You hate Trevor Cooney.
You have your reasons. They're ironclad. They're also based in little more than Syracuse Orange fans' desperate desire to hate a member of the program's most successful teams. Like Scoop Jardine and others before him, you're asking a lot of Cooney, and you expect him to deliver.
Problem is, he has. Unless you're simply asking for too much.
I'm not even an exception to the group above. I've had plenty negative to say about Cooney throughout his career at SU, and was one of MANY of us who utilized the since-retired term "Scoopid" for a couple years in the midst of Jardine's career as well. Scoop redeemed himself to many fans by career's end. There's simply no way you can deny Cooney's done the same, unless you never wanted him to win in the first place.
Following last night's 83-66 loss to the North Carolina Tar Heels, Cooney reflected on the game and his career. He told the media attendees it was tough, but he was proud of the team and the job they'd done. He complimented UNC for their efforts. He felt very fortunate to be part of the Syracuse program (he used the word family) for the last five years.

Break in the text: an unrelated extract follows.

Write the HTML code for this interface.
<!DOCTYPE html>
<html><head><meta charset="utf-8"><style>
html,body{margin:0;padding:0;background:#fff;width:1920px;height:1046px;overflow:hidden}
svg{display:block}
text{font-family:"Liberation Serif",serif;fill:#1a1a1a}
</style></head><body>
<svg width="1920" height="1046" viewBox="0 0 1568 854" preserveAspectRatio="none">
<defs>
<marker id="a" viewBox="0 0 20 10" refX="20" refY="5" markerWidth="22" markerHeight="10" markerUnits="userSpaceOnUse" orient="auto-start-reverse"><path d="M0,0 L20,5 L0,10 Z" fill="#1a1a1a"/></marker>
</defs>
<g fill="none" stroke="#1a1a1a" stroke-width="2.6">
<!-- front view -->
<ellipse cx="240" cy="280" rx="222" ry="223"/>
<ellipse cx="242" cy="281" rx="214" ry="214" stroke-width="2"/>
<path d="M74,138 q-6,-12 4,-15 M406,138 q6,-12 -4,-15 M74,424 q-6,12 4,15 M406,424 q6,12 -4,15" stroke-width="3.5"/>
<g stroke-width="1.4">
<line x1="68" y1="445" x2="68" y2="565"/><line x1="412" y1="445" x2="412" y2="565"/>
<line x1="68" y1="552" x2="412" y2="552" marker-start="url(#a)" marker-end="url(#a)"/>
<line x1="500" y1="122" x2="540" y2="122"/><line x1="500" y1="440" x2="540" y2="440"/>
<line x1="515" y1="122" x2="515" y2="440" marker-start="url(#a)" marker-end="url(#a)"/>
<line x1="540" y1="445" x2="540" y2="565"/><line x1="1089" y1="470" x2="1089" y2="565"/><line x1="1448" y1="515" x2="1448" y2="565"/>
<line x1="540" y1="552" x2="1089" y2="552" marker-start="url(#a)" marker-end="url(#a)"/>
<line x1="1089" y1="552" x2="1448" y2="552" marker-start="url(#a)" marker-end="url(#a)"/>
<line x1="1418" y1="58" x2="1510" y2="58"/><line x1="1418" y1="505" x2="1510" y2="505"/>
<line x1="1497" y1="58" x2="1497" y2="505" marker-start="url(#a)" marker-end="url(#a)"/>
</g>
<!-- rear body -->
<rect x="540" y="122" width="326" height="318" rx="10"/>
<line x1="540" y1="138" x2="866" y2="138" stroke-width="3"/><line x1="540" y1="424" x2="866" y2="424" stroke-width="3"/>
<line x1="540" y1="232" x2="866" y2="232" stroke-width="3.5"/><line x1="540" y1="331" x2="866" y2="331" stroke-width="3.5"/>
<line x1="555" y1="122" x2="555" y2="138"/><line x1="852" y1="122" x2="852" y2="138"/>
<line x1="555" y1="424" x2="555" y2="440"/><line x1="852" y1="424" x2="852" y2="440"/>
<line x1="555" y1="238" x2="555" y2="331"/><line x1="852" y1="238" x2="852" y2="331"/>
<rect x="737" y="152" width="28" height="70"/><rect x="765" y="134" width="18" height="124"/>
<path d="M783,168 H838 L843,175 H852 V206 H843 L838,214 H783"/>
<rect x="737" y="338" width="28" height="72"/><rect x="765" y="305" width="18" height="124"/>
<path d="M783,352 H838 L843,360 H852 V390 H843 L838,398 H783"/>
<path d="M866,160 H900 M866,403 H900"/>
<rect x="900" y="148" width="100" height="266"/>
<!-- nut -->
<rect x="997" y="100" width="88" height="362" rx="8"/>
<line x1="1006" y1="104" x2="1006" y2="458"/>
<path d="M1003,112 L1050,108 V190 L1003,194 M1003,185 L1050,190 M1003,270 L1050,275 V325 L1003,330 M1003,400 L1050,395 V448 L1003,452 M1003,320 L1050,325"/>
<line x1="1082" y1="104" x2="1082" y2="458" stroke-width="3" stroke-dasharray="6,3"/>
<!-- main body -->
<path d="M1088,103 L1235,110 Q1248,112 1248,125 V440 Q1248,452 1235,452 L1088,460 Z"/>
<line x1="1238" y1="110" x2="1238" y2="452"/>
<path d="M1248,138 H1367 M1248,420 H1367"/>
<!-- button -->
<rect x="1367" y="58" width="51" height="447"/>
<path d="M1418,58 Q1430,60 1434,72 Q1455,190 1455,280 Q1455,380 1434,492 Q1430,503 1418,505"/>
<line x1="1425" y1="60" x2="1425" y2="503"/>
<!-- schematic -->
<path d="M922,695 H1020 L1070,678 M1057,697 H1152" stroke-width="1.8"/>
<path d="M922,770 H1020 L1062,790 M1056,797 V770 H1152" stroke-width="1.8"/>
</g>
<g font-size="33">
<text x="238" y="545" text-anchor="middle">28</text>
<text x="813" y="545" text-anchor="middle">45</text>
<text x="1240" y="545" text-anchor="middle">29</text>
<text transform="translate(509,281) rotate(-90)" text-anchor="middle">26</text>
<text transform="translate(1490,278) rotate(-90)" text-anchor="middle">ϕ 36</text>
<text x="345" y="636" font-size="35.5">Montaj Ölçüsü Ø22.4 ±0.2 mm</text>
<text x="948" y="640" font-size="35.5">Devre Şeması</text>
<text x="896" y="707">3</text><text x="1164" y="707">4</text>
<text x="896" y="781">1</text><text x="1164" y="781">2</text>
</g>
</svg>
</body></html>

We should feel fortunate too.
Relationships, regardless of their nature -- friends, love interests, acquaintances, family, co-workers, favorite teams -- can and do ebb and flow. Such was the case with our relationship with Cooney. It largely started with a missed shot against Michigan in the 2013 Final Four. It ended with the team's best performance in the 2016 Final Four. Both games were losses. Neither was decided by Cooney alone. Trevor (or Gerry, Tyler, Terry or the others) played limited minutes against the Wolverines three years back and missed an important shot that never should've been his to begin with. This year, he scored a third of Syracuse's points and nearly sparked a monumental second-half rally on his own.
For one game -- his last -- he was the team's MVP, a designation that no official has or will bestow upon him, but they also shouldn't need to. For many SU fans, that realization is obvious. He's already redeemed himself in many ways by shifting his role into a scrappy defender and hustle guy. Cooney had to re-adopt his old role as the team's "YOLO" sharpshooter. Amazingly, he almost pulled it off.

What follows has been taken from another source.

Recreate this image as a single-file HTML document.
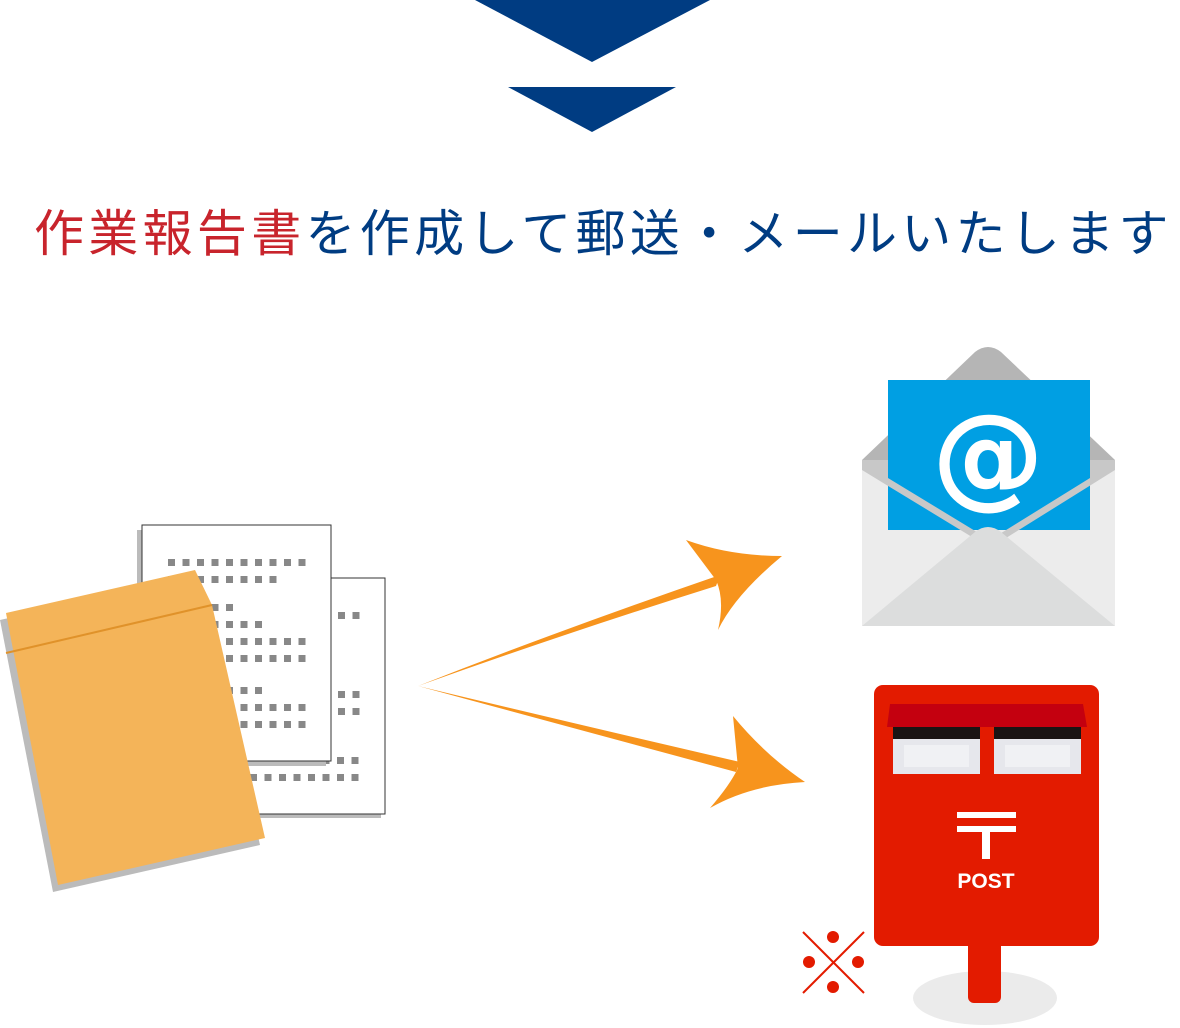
<!DOCTYPE html>
<html><head><meta charset="utf-8"><style>
body{margin:0;background:#fff;width:1180px;height:1028px;overflow:hidden}
svg{display:block}
</style></head><body>
<svg width="1180" height="1028" viewBox="0 0 1180 1028" xmlns="http://www.w3.org/2000/svg">
<polygon points="475,0 710,0 592,62" fill="#003c82"/>
<polygon points="508,87 676,87 592,132" fill="#003c82"/>
<text x="34" y="251" font-family="Liberation Sans, Noto Sans CJK JP, sans-serif" font-size="50" letter-spacing="4.3"><tspan fill="#c8242c">作業報告書</tspan><tspan fill="#003c82">を作成して郵送・メールいたします</tspan></text>

<!-- back page -->
<rect x="196" y="582" width="185" height="236" fill="#bbb"/>
<rect x="200" y="578" width="185" height="236" fill="#fff" stroke="#333" stroke-width="1"/>
<g stroke="#888" stroke-width="7" stroke-dasharray="7 7.5">
<line x1="338" y1="615.5" x2="360" y2="615.5"/>
<line x1="338" y1="694.5" x2="360" y2="694.5"/>
<line x1="338" y1="711.5" x2="360" y2="711.5"/>
<line x1="250" y1="760.5" x2="360" y2="760.5"/>
<line x1="250" y1="777.5" x2="360" y2="777.5"/>
</g>
<!-- front page -->
<rect x="137" y="530" width="189" height="236" fill="#bbb"/>
<rect x="142" y="525" width="189" height="236" fill="#fff" stroke="#333" stroke-width="1"/>
<g stroke="#888" stroke-width="7" stroke-dasharray="7 7.5">
<line x1="168" y1="562.5" x2="308" y2="562.5"/>
<line x1="168" y1="579.5" x2="279" y2="579.5"/>
<line x1="168" y1="607.5" x2="236" y2="607.5"/>
<line x1="168" y1="624.5" x2="265" y2="624.5"/>
<line x1="168" y1="641.5" x2="308" y2="641.5"/>
<line x1="168" y1="658.5" x2="308" y2="658.5"/>
<line x1="168" y1="690.5" x2="265" y2="690.5"/>
<line x1="168" y1="707.5" x2="308" y2="707.5"/>
<line x1="168" y1="724.5" x2="308" y2="724.5"/>
</g>
<!-- envelope -->
<polygon points="0,620 190,577 207,612 260,845 53,892" fill="#bbb"/>
<polygon points="6,613 195,570 212,605 265,838 58,885" fill="#f4b459"/>
<line x1="6" y1="653" x2="212" y2="605" stroke="#e0922a" stroke-width="2"/>

<!-- arrows -->
<path d="M418,686 Q560,630 720,575 L716,586 Q560,635 418,686Z" fill="#f7941d"/>
<path d="M686,540 Q730,556 782,556 Q735,595 718,630 Q725,600 716,580Z" fill="#f7941d"/>
<path d="M418,686 Q580,725 740,762 L736,772 Q580,730 418,686Z" fill="#f7941d"/>
<path d="M733,716 Q765,755 805,782 Q750,785 710,808 Q730,785 738,768Z" fill="#f7941d"/>

<!-- mail -->
<path d="M862,460 L975,352 Q988,342 1001,352 L1115,460Z" fill="#b5b5b5"/>
<rect x="862" y="460" width="253" height="166" fill="#ececec"/>
<rect x="888" y="380" width="202" height="150" fill="#009fe3"/>
<polygon points="862,460 888,460 888,478 990,540 1090,478 1090,460 1115,460 1115,470 990,548 862,470" fill="#c8c8c8"/>
<path d="M862,626 L975,532 Q988,522 1001,532 L1115,626Z" fill="#dcdddd"/>
<text x="988" y="494" text-anchor="middle" font-family="DejaVu Sans, sans-serif" font-weight="bold" font-size="112" fill="#fff">@</text>

<!-- post -->
<ellipse cx="985" cy="998" rx="72" ry="27" fill="#ebebeb"/>
<rect x="968" y="940" width="33" height="63" rx="6" fill="#e31b00"/>
<rect x="874" y="685" width="225" height="261" rx="9" fill="#e31b00"/>
<polygon points="890,704 1083,704 1087,727 887,727" fill="#c4000f"/>
<rect x="893" y="727" width="87" height="12" fill="#1a1414"/>
<rect x="994" y="727" width="87" height="12" fill="#1a1414"/>
<rect x="893" y="739" width="87" height="35" fill="#e6e7ec"/>
<rect x="994" y="739" width="87" height="35" fill="#e6e7ec"/>
<rect x="904" y="745" width="65" height="22" fill="#f0f1f4"/>
<rect x="1005" y="745" width="65" height="22" fill="#f0f1f4"/>
<rect x="957" y="812" width="59" height="6" fill="#fff"/>
<rect x="957" y="826" width="59" height="6" fill="#fff"/>
<rect x="982" y="832" width="8" height="27" fill="#fff"/>
<text x="986" y="888" text-anchor="middle" font-family="Liberation Sans, sans-serif" font-weight="bold" font-size="21" fill="#fff">POST</text>

<!-- kome -->
<g stroke="#e31b00" stroke-width="2"><line x1="803" y1="932" x2="864" y2="993"/><line x1="864" y1="932" x2="803" y2="993"/></g>
<g fill="#e31b00"><circle cx="833" cy="937" r="6"/><circle cx="833" cy="987" r="6"/><circle cx="809" cy="962" r="6"/><circle cx="858" cy="962" r="6"/></g>
</svg>
</body></html>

If you didn't notice, you were always asking too much of him. Because time and time again, Trevor Cooney has been exactly what you've asked him to be... if you were being realistic.

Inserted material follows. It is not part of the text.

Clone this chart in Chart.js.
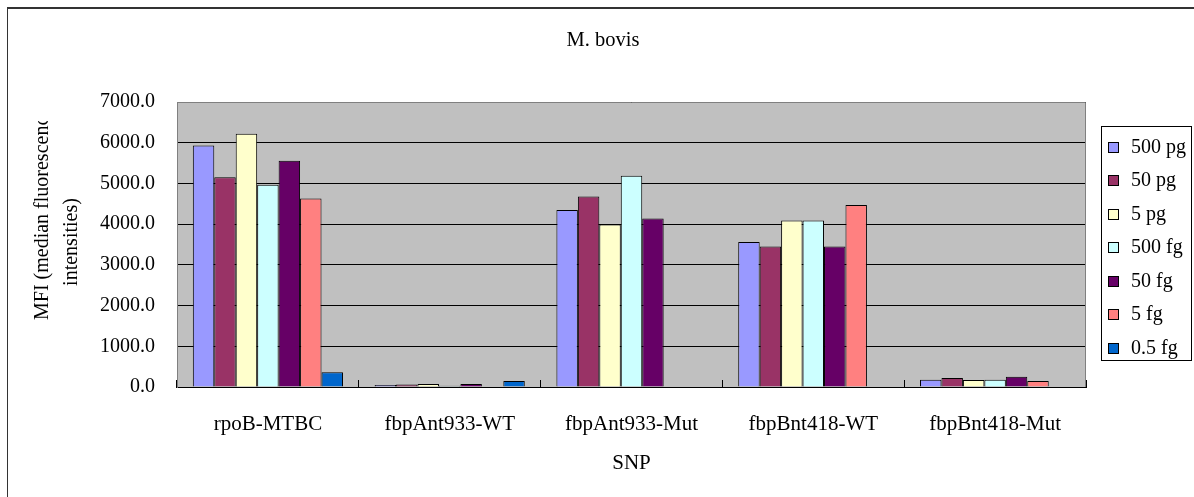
<!DOCTYPE html>
<html>
<head>
<meta charset="utf-8">
<script src="https://cdn.jsdelivr.net/npm/chart.js@4.4.1/dist/chart.umd.min.js"></script>
<style>
  html, body { margin: 0; padding: 0; background: #fff; }
  canvas { display: block; }
</style>
</head>
<body>
<canvas id="c" width="1194" height="497"></canvas>
<script>
// SNP probes on the category axis
const categories = ['rpoB-MTBC', 'fbpAnt933-WT', 'fbpAnt933-Mut', 'fbpBnt418-WT', 'fbpBnt418-Mut'];

// DNA amounts, one series each
const seriesNames = ['500 pg', '50 pg', '5 pg', '500 fg', '50 fg', '5 fg', '0.5 fg'];
const seriesColors = ['#9999FF', '#993366', '#FFFFCC', '#CCFFFF', '#660066', '#FF8080', '#0066CC'];

// MFI per probe
const mfi500pg = [5930, 50, 4350, 3560, 180];
const mfi50pg  = [5150, 60, 4680, 3450, 220];
const mfi5pg   = [6220, 75, 3990, 4090, 170];
const mfi500fg = [4970, 30, 5190, 4090, 180];
const mfi50fg  = [5560, 75, 4140, 3450, 250];
const mfi5fg   = [4630, 0, 0, 4470, 145];
const mfi05fg  = [360, 150, 0, 0, 0];

// value axis
const yMin = 0;
const yMax = 7000;
const yStep = 1000;

const seriesValues = [mfi500pg, mfi50pg, mfi5pg, mfi500fg, mfi50fg, mfi5fg, mfi05fg];

const FONT = "'Liberation Serif', 'Times New Roman', serif";
const FONT_SIZE = 20;

const decorations = {
  id: 'decorations',
  beforeDraw(chart) {
    const { ctx, chartArea: a, width, height } = chart;
    ctx.save();
    ctx.fillStyle = '#fff';
    ctx.fillRect(0, 0, width, height);
    // outer frame (left and top edges)
    ctx.fillStyle = '#333';
    ctx.fillRect(7, 7, width - 7, 2);
    ctx.fillRect(7, 7, 1, height - 7);
    // plot area
    ctx.fillStyle = '#C0C0C0';
    ctx.fillRect(a.left, a.top, a.right - a.left, a.bottom - a.top);
    ctx.restore();
  },
  afterDraw(chart) {
    const { ctx, chartArea: a } = chart;
    ctx.save();
    // plot area outline (top and right)
    ctx.strokeStyle = '#808080';
    ctx.lineWidth = 1;
    ctx.beginPath();
    ctx.moveTo(a.left, a.top + 0.5);
    ctx.lineTo(a.right - 0.5, a.top + 0.5);
    ctx.lineTo(a.right - 0.5, a.bottom);
    ctx.stroke();

    ctx.fillStyle = '#000';
    ctx.textBaseline = 'middle';

    // chart title
    ctx.textAlign = 'center';
    ctx.font = '20.5px ' + FONT;
    ctx.fillText('M. bovis', 603, 41);

    // category axis title
    ctx.font = '21px ' + FONT;
    ctx.fillText('SNP', (a.left + a.right) / 2, 463);

    // value axis title, two lines, first one cut at the top
    ctx.font = FONT_SIZE + 'px ' + FONT;
    ctx.save();
    ctx.beginPath();
    ctx.rect(0, 121, 120, 300);
    ctx.clip();
    ctx.translate(43, 320);
    ctx.rotate(-Math.PI / 2);
    ctx.textAlign = 'left';
    ctx.fillText('MFI (median fluorescence', 0, 0);
    ctx.restore();

    ctx.save();
    ctx.translate(72, 242);
    ctx.rotate(-Math.PI / 2);
    ctx.textAlign = 'center';
    ctx.fillText('intensities)', 0, 0);
    ctx.restore();

    // legend
    ctx.font = FONT_SIZE + 'px ' + FONT;
    const lx = 1101.5, ly = 126.5, lw = 90, lh = 234;
    ctx.strokeStyle = '#000';
    ctx.strokeRect(lx, ly, lw, lh);
    ctx.textAlign = 'left';
    chart.data.datasets.forEach((ds, i) => {
      const cy = 147.5 + i * 33.5;
      ctx.fillStyle = ds.backgroundColor;
      ctx.fillRect(1108, Math.round(cy) - 5, 10, 10);
      ctx.strokeRect(1108.5, Math.round(cy) - 5.5, 10, 10);
      ctx.fillStyle = '#000';
      ctx.fillText(ds.label, 1131, cy);
    });
    ctx.restore();
  }
};

new Chart(document.getElementById('c'), {
  type: 'bar',
  data: {
    labels: categories,
    datasets: seriesNames.map((name, i) => ({
      label: name,
      data: seriesValues[i],
      backgroundColor: seriesColors[i],
      borderColor: '#000',
      borderWidth: 1,
      categoryPercentage: 0.826,
      barPercentage: 1.0
    }))
  },
  options: {
    responsive: false,
    animation: false,
    layout: { padding: { top: 102, right: 108, bottom: 0, left: 0 } },
    plugins: {
      legend: { display: false },
      title: { display: false },
      tooltip: { enabled: false }
    },
    scales: {
      x: {
        afterFit(scale) { scale.height = 110; },
        grid: {
          display: true,
          drawOnChartArea: false,
          drawTicks: true,
          tickLength: -7,
          offset: true,
          color: '#000',
          lineWidth: 1
        },
        border: { display: true, color: '#000', width: 1 },
        ticks: {
          color: '#000',
          padding: 32,
          maxRotation: 0,
          autoSkip: false,
          font: { family: FONT, size: 21 }
        }
      },
      y: {
        min: yMin,
        max: yMax,
        afterFit(scale) { scale.width = 177; },
        grid: { color: '#000', lineWidth: 1, drawTicks: false },
        border: { display: true, color: '#808080', width: 1 },
        ticks: {
          stepSize: yStep,
          color: '#000',
          padding: 22,
          font: { family: FONT, size: FONT_SIZE },
          callback: (v) => Number(v).toFixed(1)
        }
      }
    }
  },
  plugins: [decorations]
});
</script>
</body>
</html>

The comparisons rained down on Cooney from the time he walked on campus. A 4-star shooter, he succeeded Jardine and immediately earned the ire of what was left of Scoop's detractors. Being a white guard for Syracuse automatically meant comparisons to Eric Devendorf and Gerry McNamara, the latter of whom would end up coaching Cooney during his time at SU. Devo had a clutch gene like none other than Gerry, but found himself in the crosshairs of Orange fans for a demonstrative style of play... and not being McNamara. McNamara, of course, is among the most beloved players in SU history. You can see where these things became problematic for Cooney.
To some, he was supposed to be these players. He was never going to be, and that's why you may hate him.
But that's why you asked too much of him. And that's why you're still disappointed.
Trevor Cooney ended his career as a senior leader that played on two Final Four teams (one of just two SU players to ever do so). He scored over 1,000 points wearing an Orange uniform. He had a 30-game run at one point in his career that made him one of the most dangerous shooters in college basketball -- a reputation that never went away despite him cooling off after, a fact that probably haunted his career too. Cooney also managed five rebounds and three steals -- all at critical moments, all with the desire to win the game for his team when it seemed like no other player could.
He fell short. More accurately, Syracuse fell short. But if you're hell-bent on it, you'll find a way to put this on Trevor too.
When Cooney was asked about his 22-point performance after the game, he said it didn't matter. If you asked too much of him, last night or throughout his time at Syracuse, you'd probably say it didn't matter too.